====== Supplied records

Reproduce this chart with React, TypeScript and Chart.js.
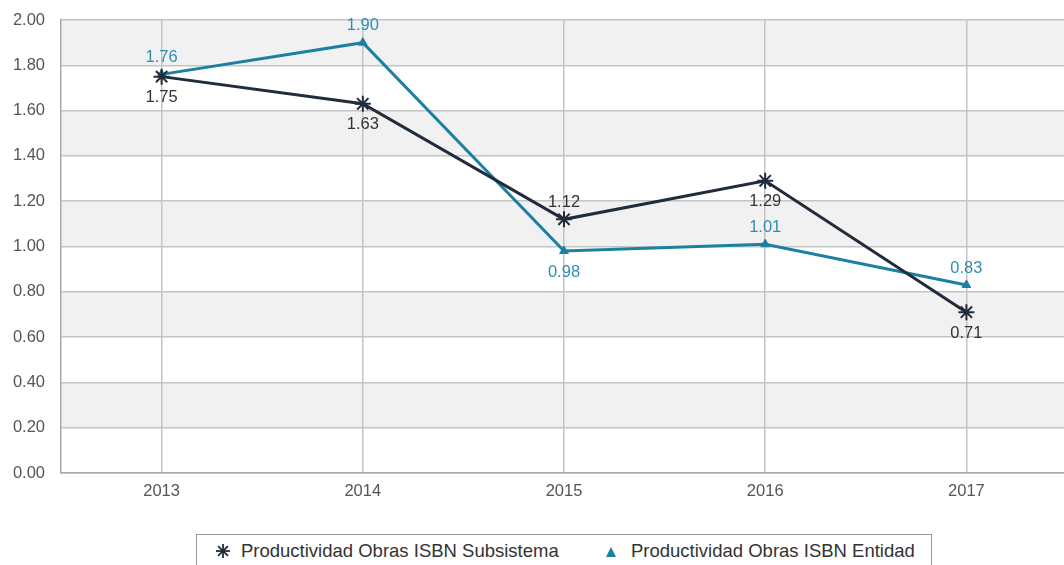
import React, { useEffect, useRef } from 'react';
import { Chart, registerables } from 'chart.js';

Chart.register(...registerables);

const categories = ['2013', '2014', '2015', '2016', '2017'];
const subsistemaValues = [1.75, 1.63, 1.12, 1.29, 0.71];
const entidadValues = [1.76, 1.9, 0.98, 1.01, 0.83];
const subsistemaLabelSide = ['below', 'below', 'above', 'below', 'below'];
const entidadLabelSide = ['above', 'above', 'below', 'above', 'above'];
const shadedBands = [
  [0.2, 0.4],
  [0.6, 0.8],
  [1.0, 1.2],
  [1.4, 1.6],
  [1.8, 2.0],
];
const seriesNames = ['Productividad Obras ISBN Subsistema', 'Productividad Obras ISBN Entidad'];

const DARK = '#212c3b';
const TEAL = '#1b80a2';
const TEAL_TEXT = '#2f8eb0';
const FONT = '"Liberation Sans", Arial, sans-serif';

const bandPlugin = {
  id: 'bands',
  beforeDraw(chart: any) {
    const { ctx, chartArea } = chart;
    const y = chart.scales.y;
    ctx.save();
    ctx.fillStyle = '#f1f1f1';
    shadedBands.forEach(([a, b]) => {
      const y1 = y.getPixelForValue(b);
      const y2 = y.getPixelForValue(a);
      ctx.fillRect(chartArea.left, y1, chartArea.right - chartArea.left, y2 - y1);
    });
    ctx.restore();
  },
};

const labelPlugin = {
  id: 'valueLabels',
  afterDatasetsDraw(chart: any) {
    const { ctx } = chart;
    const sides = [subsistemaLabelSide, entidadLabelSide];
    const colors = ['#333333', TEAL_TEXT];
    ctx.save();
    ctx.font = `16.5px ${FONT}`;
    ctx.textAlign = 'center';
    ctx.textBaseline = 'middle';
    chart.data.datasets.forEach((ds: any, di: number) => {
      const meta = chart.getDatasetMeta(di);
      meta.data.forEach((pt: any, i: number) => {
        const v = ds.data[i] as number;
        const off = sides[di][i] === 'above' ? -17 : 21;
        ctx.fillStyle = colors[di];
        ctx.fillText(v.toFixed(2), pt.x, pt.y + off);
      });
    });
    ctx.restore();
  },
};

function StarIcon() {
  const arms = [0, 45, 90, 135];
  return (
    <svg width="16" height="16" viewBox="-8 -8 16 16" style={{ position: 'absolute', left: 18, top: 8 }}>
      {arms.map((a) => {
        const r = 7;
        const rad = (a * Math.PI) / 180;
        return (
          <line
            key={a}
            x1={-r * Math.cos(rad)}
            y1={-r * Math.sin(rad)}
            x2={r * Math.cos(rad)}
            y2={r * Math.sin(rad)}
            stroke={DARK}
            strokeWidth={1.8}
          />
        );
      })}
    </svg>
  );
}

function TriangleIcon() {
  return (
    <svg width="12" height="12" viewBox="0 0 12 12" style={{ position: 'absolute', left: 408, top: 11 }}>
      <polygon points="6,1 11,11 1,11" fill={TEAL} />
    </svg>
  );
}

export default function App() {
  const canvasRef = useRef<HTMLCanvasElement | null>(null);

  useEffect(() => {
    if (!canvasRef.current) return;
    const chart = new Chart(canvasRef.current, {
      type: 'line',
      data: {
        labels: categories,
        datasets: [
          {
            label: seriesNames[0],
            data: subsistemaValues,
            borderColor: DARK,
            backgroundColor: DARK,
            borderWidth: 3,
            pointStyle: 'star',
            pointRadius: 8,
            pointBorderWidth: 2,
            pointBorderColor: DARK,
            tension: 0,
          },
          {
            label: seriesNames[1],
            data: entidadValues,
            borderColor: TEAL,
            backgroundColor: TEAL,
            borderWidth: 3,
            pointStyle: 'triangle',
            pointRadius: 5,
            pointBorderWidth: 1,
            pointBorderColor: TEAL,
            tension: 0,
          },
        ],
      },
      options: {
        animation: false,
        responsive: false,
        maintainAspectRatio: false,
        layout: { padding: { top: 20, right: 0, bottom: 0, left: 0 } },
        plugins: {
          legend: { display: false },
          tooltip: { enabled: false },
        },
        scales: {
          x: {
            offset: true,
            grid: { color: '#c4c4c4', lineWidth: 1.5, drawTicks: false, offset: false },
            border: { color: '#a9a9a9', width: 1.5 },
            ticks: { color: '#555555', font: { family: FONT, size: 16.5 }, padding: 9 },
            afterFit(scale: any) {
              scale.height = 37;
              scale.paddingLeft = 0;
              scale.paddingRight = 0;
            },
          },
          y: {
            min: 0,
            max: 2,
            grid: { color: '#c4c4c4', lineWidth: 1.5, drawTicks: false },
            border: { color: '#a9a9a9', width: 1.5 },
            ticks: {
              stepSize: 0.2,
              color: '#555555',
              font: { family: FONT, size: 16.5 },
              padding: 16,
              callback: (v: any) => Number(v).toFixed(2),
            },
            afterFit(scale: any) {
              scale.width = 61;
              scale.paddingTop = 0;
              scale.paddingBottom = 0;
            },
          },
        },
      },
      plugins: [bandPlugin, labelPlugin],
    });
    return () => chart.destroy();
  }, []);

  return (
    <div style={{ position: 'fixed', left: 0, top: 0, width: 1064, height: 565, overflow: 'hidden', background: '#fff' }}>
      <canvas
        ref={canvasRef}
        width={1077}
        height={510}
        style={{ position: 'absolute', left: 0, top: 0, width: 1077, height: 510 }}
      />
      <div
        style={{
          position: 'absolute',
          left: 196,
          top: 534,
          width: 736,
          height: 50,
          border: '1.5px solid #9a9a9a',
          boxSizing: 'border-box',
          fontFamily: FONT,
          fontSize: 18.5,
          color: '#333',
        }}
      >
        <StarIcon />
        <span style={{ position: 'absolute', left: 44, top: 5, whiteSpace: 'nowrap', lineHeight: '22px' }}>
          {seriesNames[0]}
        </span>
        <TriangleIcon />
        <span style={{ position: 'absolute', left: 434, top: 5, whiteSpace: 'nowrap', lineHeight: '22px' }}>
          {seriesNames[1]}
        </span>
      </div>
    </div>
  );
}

============
====== Supplied records

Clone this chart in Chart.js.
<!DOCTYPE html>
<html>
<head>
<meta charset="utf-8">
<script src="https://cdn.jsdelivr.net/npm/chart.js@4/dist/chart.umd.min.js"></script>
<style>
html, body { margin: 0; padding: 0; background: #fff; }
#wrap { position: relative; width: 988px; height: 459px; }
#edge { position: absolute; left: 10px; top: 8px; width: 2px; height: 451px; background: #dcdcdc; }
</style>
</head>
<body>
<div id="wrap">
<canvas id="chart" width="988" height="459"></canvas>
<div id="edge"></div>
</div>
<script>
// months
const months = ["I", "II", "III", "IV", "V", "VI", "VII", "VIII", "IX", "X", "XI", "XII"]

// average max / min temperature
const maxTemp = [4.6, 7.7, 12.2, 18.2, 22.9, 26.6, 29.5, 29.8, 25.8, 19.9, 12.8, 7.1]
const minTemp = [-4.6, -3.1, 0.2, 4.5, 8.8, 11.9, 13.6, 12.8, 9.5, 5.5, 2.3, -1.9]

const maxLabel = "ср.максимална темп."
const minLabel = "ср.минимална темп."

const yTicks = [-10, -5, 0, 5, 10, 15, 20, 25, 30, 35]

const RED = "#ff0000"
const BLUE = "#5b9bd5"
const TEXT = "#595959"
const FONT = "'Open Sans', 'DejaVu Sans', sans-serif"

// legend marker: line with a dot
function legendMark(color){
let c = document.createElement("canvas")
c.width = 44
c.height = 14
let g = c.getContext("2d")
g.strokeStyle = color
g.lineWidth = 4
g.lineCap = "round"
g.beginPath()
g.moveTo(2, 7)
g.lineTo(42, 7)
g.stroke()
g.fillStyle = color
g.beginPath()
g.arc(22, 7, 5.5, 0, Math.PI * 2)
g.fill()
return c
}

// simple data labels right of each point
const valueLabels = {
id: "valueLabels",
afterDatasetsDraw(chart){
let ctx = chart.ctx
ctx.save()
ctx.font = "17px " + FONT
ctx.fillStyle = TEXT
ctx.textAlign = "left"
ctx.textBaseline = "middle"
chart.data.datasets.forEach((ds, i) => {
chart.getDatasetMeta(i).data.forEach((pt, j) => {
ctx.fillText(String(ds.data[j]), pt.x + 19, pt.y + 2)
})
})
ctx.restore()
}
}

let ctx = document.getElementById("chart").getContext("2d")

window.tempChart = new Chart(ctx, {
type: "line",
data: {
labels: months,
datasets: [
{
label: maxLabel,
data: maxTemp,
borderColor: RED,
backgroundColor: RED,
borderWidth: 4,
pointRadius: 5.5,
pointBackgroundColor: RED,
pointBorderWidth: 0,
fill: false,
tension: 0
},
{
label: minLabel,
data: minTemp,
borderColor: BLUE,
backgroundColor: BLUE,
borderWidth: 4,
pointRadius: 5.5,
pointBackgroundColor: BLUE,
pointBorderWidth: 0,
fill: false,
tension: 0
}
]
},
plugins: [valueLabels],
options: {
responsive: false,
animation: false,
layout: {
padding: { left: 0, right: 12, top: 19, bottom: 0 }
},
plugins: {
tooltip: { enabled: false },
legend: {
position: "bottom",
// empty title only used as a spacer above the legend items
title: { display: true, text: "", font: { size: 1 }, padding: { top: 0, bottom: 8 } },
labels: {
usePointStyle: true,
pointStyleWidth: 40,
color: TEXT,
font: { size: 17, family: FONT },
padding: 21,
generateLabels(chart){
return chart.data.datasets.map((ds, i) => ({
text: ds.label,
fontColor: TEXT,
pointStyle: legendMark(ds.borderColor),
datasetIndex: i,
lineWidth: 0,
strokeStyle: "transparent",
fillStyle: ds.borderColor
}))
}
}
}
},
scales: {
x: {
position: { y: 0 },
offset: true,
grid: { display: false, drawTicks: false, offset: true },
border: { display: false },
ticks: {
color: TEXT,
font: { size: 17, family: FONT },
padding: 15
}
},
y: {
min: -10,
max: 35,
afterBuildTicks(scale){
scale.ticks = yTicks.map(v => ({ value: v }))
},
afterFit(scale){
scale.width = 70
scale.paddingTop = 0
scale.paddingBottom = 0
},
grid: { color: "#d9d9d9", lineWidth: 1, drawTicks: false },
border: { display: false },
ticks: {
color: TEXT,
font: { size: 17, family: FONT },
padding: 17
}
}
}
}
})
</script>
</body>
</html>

============
====== Supplied records

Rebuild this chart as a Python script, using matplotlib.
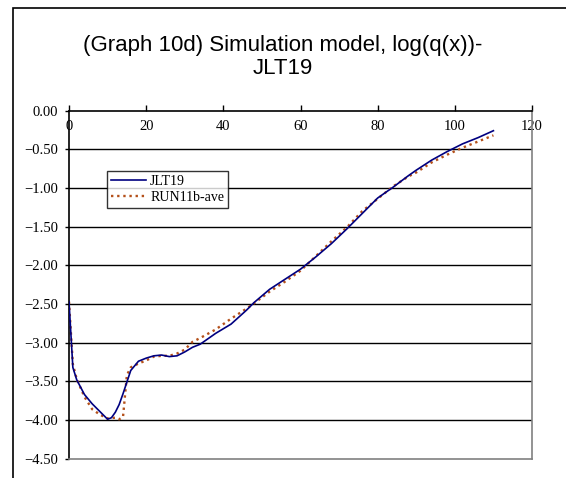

============

Task prompt: Only the lines from the one containing "Reproduce this chart" down to the one containing "Chart.register(...registerables);" should be copied, exactly and with both ends kept. Drop the pictures.

Final result:
Reproduce this chart with React, TypeScript and Chart.js.
import React, { useEffect, useRef } from 'react';
import { Chart, registerables } from 'chart.js';

Chart.register(...registerables);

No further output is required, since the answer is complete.